## Provided material
★ ★ ★

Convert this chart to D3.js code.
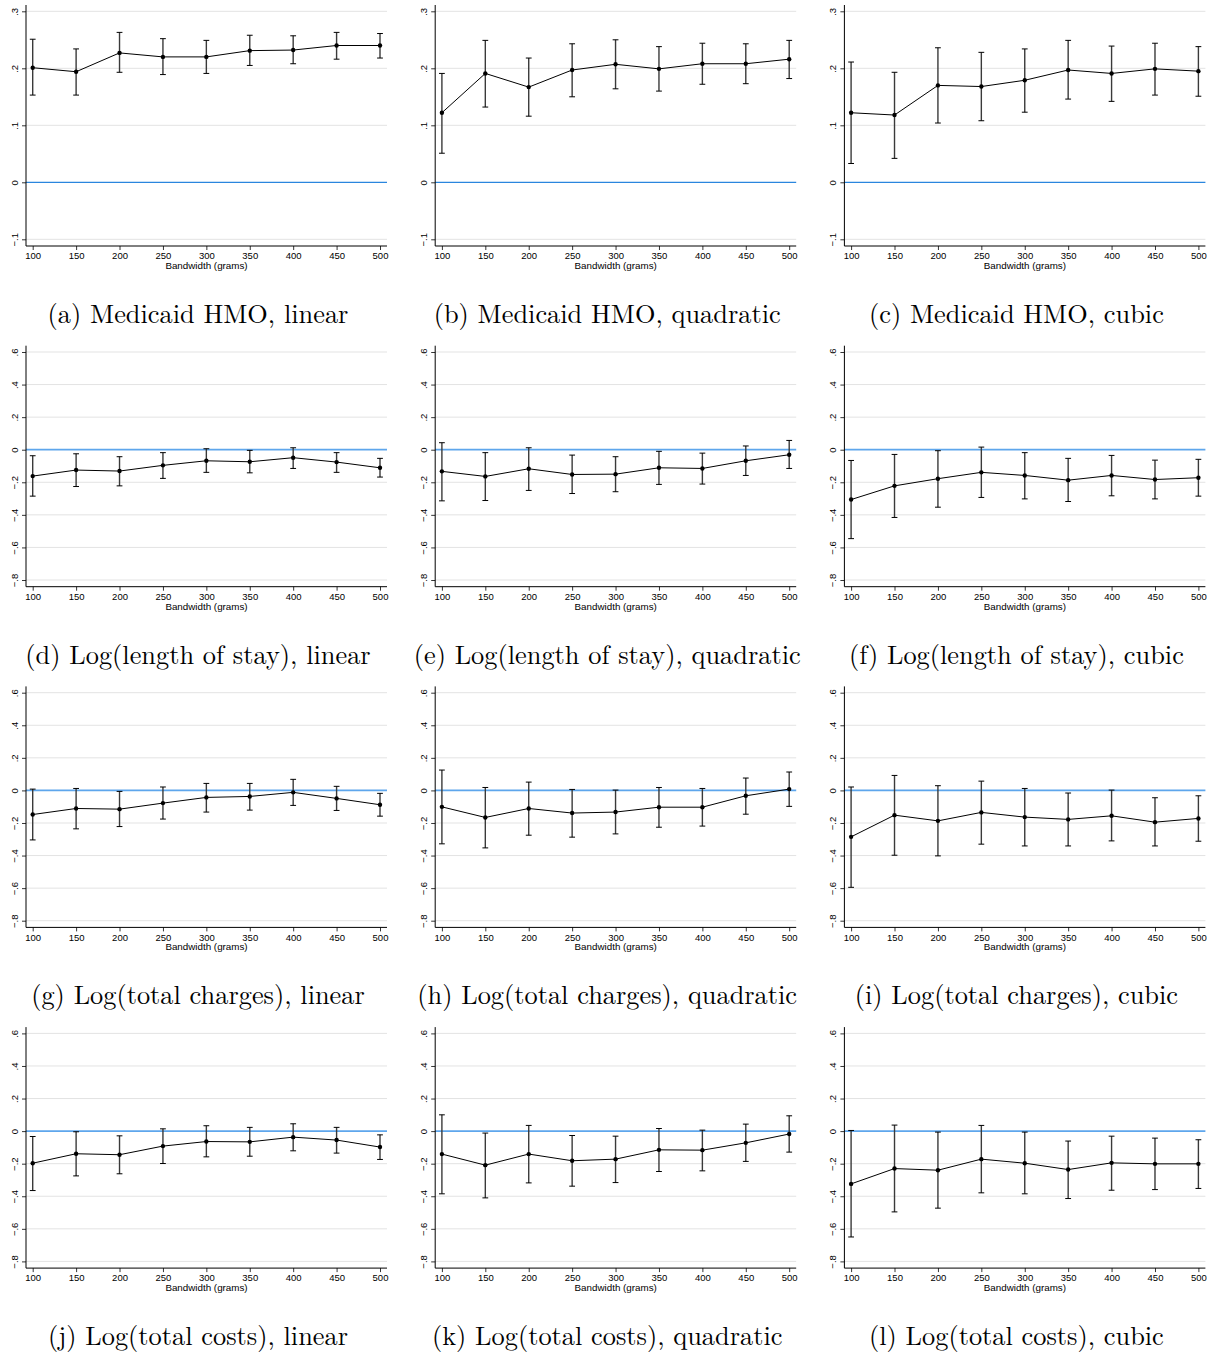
<!DOCTYPE html>
<html>
<head>
<meta charset="utf-8">
<script src="https://cdn.jsdelivr.net/npm/d3@7"></script>
<style>
  body { margin: 0; background: #fff; }
  svg { display: block; }
</style>
</head>
<body>
<div id="chart"></div>
<script>
// bandwidths on the x axis
const bandwidths = [100, 150, 200, 250, 300, 350, 400, 450, 500];

// y tick values
const yTicksHmo = [-0.1, 0, 0.1, 0.2, 0.3];
const yTicksLog = [-0.8, -0.6, -0.4, -0.2, 0, 0.2, 0.4, 0.6];

// (a) Medicaid HMO, linear
const hmoLinEst = [0.201, 0.194, 0.227, 0.220, 0.220, 0.231, 0.232, 0.240, 0.240];
const hmoLinHi  = [0.251, 0.234, 0.263, 0.252, 0.249, 0.258, 0.257, 0.263, 0.261];
const hmoLinLo  = [0.153, 0.153, 0.193, 0.189, 0.191, 0.205, 0.208, 0.216, 0.218];
// (b) Medicaid HMO, quadratic
const hmoQuadEst = [0.122, 0.191, 0.167, 0.197, 0.207, 0.199, 0.208, 0.208, 0.216];
const hmoQuadHi  = [0.191, 0.249, 0.218, 0.243, 0.250, 0.238, 0.244, 0.243, 0.249];
const hmoQuadLo  = [0.051, 0.132, 0.116, 0.150, 0.164, 0.160, 0.172, 0.173, 0.182];
// (c) Medicaid HMO, cubic
const hmoCubEst = [0.122, 0.118, 0.170, 0.168, 0.179, 0.197, 0.191, 0.199, 0.195];
const hmoCubHi  = [0.211, 0.193, 0.236, 0.228, 0.234, 0.249, 0.239, 0.244, 0.238];
const hmoCubLo  = [0.033, 0.042, 0.104, 0.108, 0.123, 0.146, 0.142, 0.153, 0.151];

// (d) Log(length of stay), linear
const losLinEst = [-0.162, -0.125, -0.131, -0.096, -0.068, -0.074, -0.049, -0.076, -0.111];
const losLinHi  = [-0.037, -0.025, -0.043, -0.018, 0.006, -0.004, 0.012, -0.018, -0.053];
const losLinLo  = [-0.285, -0.226, -0.222, -0.176, -0.139, -0.142, -0.115, -0.139, -0.168];
// (e) Log(length of stay), quadratic
const losQuadEst = [-0.133, -0.164, -0.117, -0.152, -0.150, -0.111, -0.115, -0.068, -0.031];
const losQuadHi  = [0.043, -0.018, 0.012, -0.033, -0.043, -0.010, -0.021, 0.023, 0.057];
const losQuadLo  = [-0.314, -0.312, -0.250, -0.269, -0.258, -0.213, -0.211, -0.158, -0.115];
// (f) Log(length of stay), cubic
const losCubEst = [-0.306, -0.222, -0.178, -0.139, -0.158, -0.187, -0.158, -0.183, -0.172];
const losCubHi  = [-0.066, -0.029, -0.006, 0.016, -0.018, -0.053, -0.035, -0.064, -0.059];
const losCubLo  = [-0.546, -0.416, -0.353, -0.293, -0.302, -0.318, -0.283, -0.302, -0.285];

// (g) Log(total charges), linear
const chgLinEst = [-0.148, -0.111, -0.115, -0.078, -0.043, -0.037, -0.012, -0.049, -0.088];
const chgLinHi  = [0.008, 0.012, -0.006, 0.021, 0.043, 0.043, 0.068, 0.025, -0.018];
const chgLinLo  = [-0.304, -0.236, -0.222, -0.176, -0.133, -0.121, -0.092, -0.123, -0.158];
// (h) Log(total charges), quadratic
const chgQuadEst = [-0.101, -0.166, -0.111, -0.139, -0.133, -0.103, -0.103, -0.033, 0.008];
const chgQuadHi  = [0.125, 0.018, 0.051, 0.006, 0.002, 0.018, 0.012, 0.076, 0.113];
const chgQuadLo  = [-0.328, -0.353, -0.275, -0.287, -0.267, -0.226, -0.219, -0.146, -0.098];
// (i) Log(total charges), cubic
const chgCubEst = [-0.285, -0.152, -0.187, -0.135, -0.164, -0.178, -0.156, -0.195, -0.172];
const chgCubHi  = [0.021, 0.092, 0.029, 0.057, 0.012, -0.016, 0.002, -0.045, -0.033];
const chgCubLo  = [-0.595, -0.398, -0.402, -0.330, -0.341, -0.341, -0.310, -0.341, -0.312];

// (j) Log(total costs), linear
const costLinEst = [-0.197, -0.139, -0.145, -0.092, -0.064, -0.066, -0.037, -0.055, -0.098];
const costLinHi  = [-0.033, -0.004, -0.029, 0.014, 0.033, 0.023, 0.045, 0.023, -0.023];
const costLinLo  = [-0.365, -0.275, -0.262, -0.199, -0.158, -0.154, -0.121, -0.135, -0.174];
// (k) Log(total costs), quadratic
const costQuadEst = [-0.141, -0.209, -0.141, -0.182, -0.172, -0.115, -0.117, -0.072, -0.018];
const costQuadHi  = [0.100, -0.012, 0.035, -0.027, -0.031, 0.016, 0.006, 0.043, 0.094];
const costQuadLo  = [-0.385, -0.410, -0.318, -0.338, -0.316, -0.248, -0.244, -0.186, -0.129];
// (l) Log(total costs), cubic
const costCubEst = [-0.324, -0.230, -0.240, -0.172, -0.197, -0.236, -0.195, -0.201, -0.201];
const costCubHi  = [0.004, 0.037, -0.006, 0.035, -0.006, -0.061, -0.031, -0.043, -0.053];
const costCubLo  = [-0.650, -0.496, -0.473, -0.379, -0.385, -0.414, -0.363, -0.359, -0.352];

const panels = [
  { caption: '(a) Medicaid HMO, linear', est: hmoLinEst, lo: hmoLinLo, hi: hmoLinHi, ticks: yTicksHmo },
  { caption: '(b) Medicaid HMO, quadratic', est: hmoQuadEst, lo: hmoQuadLo, hi: hmoQuadHi, ticks: yTicksHmo },
  { caption: '(c) Medicaid HMO, cubic', est: hmoCubEst, lo: hmoCubLo, hi: hmoCubHi, ticks: yTicksHmo },
  { caption: '(d) Log(length of stay), linear', est: losLinEst, lo: losLinLo, hi: losLinHi, ticks: yTicksLog },
  { caption: '(e) Log(length of stay), quadratic', est: losQuadEst, lo: losQuadLo, hi: losQuadHi, ticks: yTicksLog },
  { caption: '(f) Log(length of stay), cubic', est: losCubEst, lo: losCubLo, hi: losCubHi, ticks: yTicksLog },
  { caption: '(g) Log(total charges), linear', est: chgLinEst, lo: chgLinLo, hi: chgLinHi, ticks: yTicksLog },
  { caption: '(h) Log(total charges), quadratic', est: chgQuadEst, lo: chgQuadLo, hi: chgQuadHi, ticks: yTicksLog },
  { caption: '(i) Log(total charges), cubic', est: chgCubEst, lo: chgCubLo, hi: chgCubHi, ticks: yTicksLog },
  { caption: '(j) Log(total costs), linear', est: costLinEst, lo: costLinLo, hi: costLinHi, ticks: yTicksLog },
  { caption: '(k) Log(total costs), quadratic', est: costQuadEst, lo: costQuadLo, hi: costQuadHi, ticks: yTicksLog },
  { caption: '(l) Log(total costs), cubic', est: costCubEst, lo: costCubLo, hi: costCubHi, ticks: yTicksLog }
];

const W = 1219, H = 1355;
const plotW = 361;      // width of each plot region
const plotH = 241;      // height of each plot region (axis top to x axis)
const colX = c => 26 + c * 409.2;
const rowY = r => 5 + r * 340.7;

const sansFont = '"Liberation Sans", Arial, Helvetica, sans-serif';
const serifFont = '"Latin Modern Roman", "CMU Serif", "Liberation Serif", "Times New Roman", serif';

const svg = d3.select('#chart').append('svg')
  .attr('width', W)
  .attr('height', H)
  .style('background', '#fff');

// stata-ish tick labels: .2, 0, −.4
const fmtTick = v => {
  if (Math.abs(v) < 1e-9) return '0';
  const s = d3.format('.1f')(Math.abs(v)).replace(/^0/, '');
  return (v < 0 ? '\u2212' : '') + s;
};

// caption font size fitted to the reference width of caption (a)
const probe = svg.append('text')
  .style('font-family', serifFont)
  .style('font-size', '20px')
  .text(panels[0].caption);
const capSize = 20 * 301 / probe.node().getComputedTextLength();
probe.remove();

panels.forEach((p, i) => {
  const c = i % 3, r = Math.floor(i / 3);
  const ax = colX(c), top = rowY(r);
  const bottom = top + plotH;

  const x = d3.scaleLinear().domain([100, 500]).range([ax + 6.7, ax + 354]);
  const yDom = d3.extent(p.ticks);
  const y = d3.scaleLinear().domain(yDom).range([top + 234.3, top + 6.3]);

  const g = svg.append('g');

  // gridlines
  g.append('g').selectAll('line')
    .data(p.ticks.filter(t => Math.abs(t) > 1e-9))
    .join('line')
    .attr('x1', ax).attr('x2', ax + plotW)
    .attr('y1', d => y(d)).attr('y2', d => y(d))
    .attr('stroke', '#e3e3e3')
    .attr('stroke-width', 1);

  // zero reference line
  g.append('line')
    .attr('x1', ax).attr('x2', ax + plotW)
    .attr('y1', y(0)).attr('y2', y(0))
    .attr('stroke', r === 0 ? '#2a86de' : '#5ea6ec')
    .attr('stroke-width', r === 0 ? 1.2 : 1.8);

  // Y axis
  const yAxis = g.append('g')
    .attr('transform', 'translate(' + ax + ',0)')
    .call(d3.axisLeft(y).tickValues(p.ticks).tickFormat(fmtTick).tickSize(4).tickSizeOuter(0));
  yAxis.select('.domain').remove();
  yAxis.selectAll('line').attr('stroke', '#000').attr('stroke-width', 0.8);
  yAxis.selectAll('text')
    .attr('transform', 'rotate(-90)')
    .attr('x', 0)
    .attr('y', -8.5)
    .attr('dy', 0)
    .style('text-anchor', 'middle')
    .style('font-family', sansFont)
    .style('font-size', '9.5px')
    .attr('fill', '#000');

  // X axis
  const xAxis = g.append('g')
    .attr('transform', 'translate(0,' + bottom + ')')
    .call(d3.axisBottom(x).tickValues(bandwidths).tickFormat(d3.format('d')).tickSize(4).tickPadding(2.5).tickSizeOuter(0));
  xAxis.select('.domain').remove();
  xAxis.selectAll('line').attr('stroke', '#000').attr('stroke-width', 0.8);
  xAxis.selectAll('text')
    .style('font-family', sansFont)
    .style('font-size', '9.5px')
    .attr('fill', '#000');

  // axis lines
  g.append('line')
    .attr('x1', ax).attr('x2', ax)
    .attr('y1', top).attr('y2', bottom)
    .attr('stroke', '#000').attr('stroke-width', 1);
  g.append('line')
    .attr('x1', ax).attr('x2', ax + plotW)
    .attr('y1', bottom).attr('y2', bottom)
    .attr('stroke', '#000').attr('stroke-width', 1);

  // X axis title
  g.append('text')
    .attr('x', ax + 180.5)
    .attr('y', bottom + 23)
    .style('text-anchor', 'middle')
    .style('font-family', sansFont)
    .style('font-size', '9.8px')
    .attr('fill', '#000')
    .text('Bandwidth (grams)');

  const rows = bandwidths.map((b, k) => ({ b: b, est: p.est[k], lo: p.lo[k], hi: p.hi[k] }));

  // error bars
  const bars = g.append('g').selectAll('g').data(rows).join('g');
  bars.append('line')
    .attr('x1', d => x(d.b)).attr('x2', d => x(d.b))
    .attr('y1', d => y(d.lo)).attr('y2', d => y(d.hi))
    .attr('stroke', '#3a3a3a').attr('stroke-width', 1.4);
  bars.append('line')
    .attr('x1', d => x(d.b) - 2.9).attr('x2', d => x(d.b) + 2.9)
    .attr('y1', d => y(d.hi)).attr('y2', d => y(d.hi))
    .attr('stroke', '#000').attr('stroke-width', 1);
  bars.append('line')
    .attr('x1', d => x(d.b) - 2.9).attr('x2', d => x(d.b) + 2.9)
    .attr('y1', d => y(d.lo)).attr('y2', d => y(d.lo))
    .attr('stroke', '#000').attr('stroke-width', 1);

  // connecting line
  const line = d3.line()
    .x(d => x(d.b))
    .y(d => y(d.est));
  g.append('path')
    .datum(rows)
    .attr('fill', 'none')
    .attr('stroke', '#000')
    .attr('stroke-width', 1)
    .attr('d', line);

  // point estimates
  g.append('g').selectAll('circle')
    .data(rows)
    .join('circle')
    .attr('cx', d => x(d.b))
    .attr('cy', d => y(d.est))
    .attr('r', 2.2)
    .attr('fill', '#000');

  // caption
  svg.append('text')
    .attr('x', ax + 172)
    .attr('y', top + 318)
    .style('text-anchor', 'middle')
    .style('font-family', serifFont)
    .style('font-size', capSize + 'px')
    .attr('fill', '#000')
    .text(p.caption);
});
</script>
</body>
</html>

★ ★ ★

## Work required
From the data above, show each line that contains "chart".

## Reply
Convert this chart to D3.js code.
<div id="chart"></div>
const svg = d3.select('#chart').append('svg')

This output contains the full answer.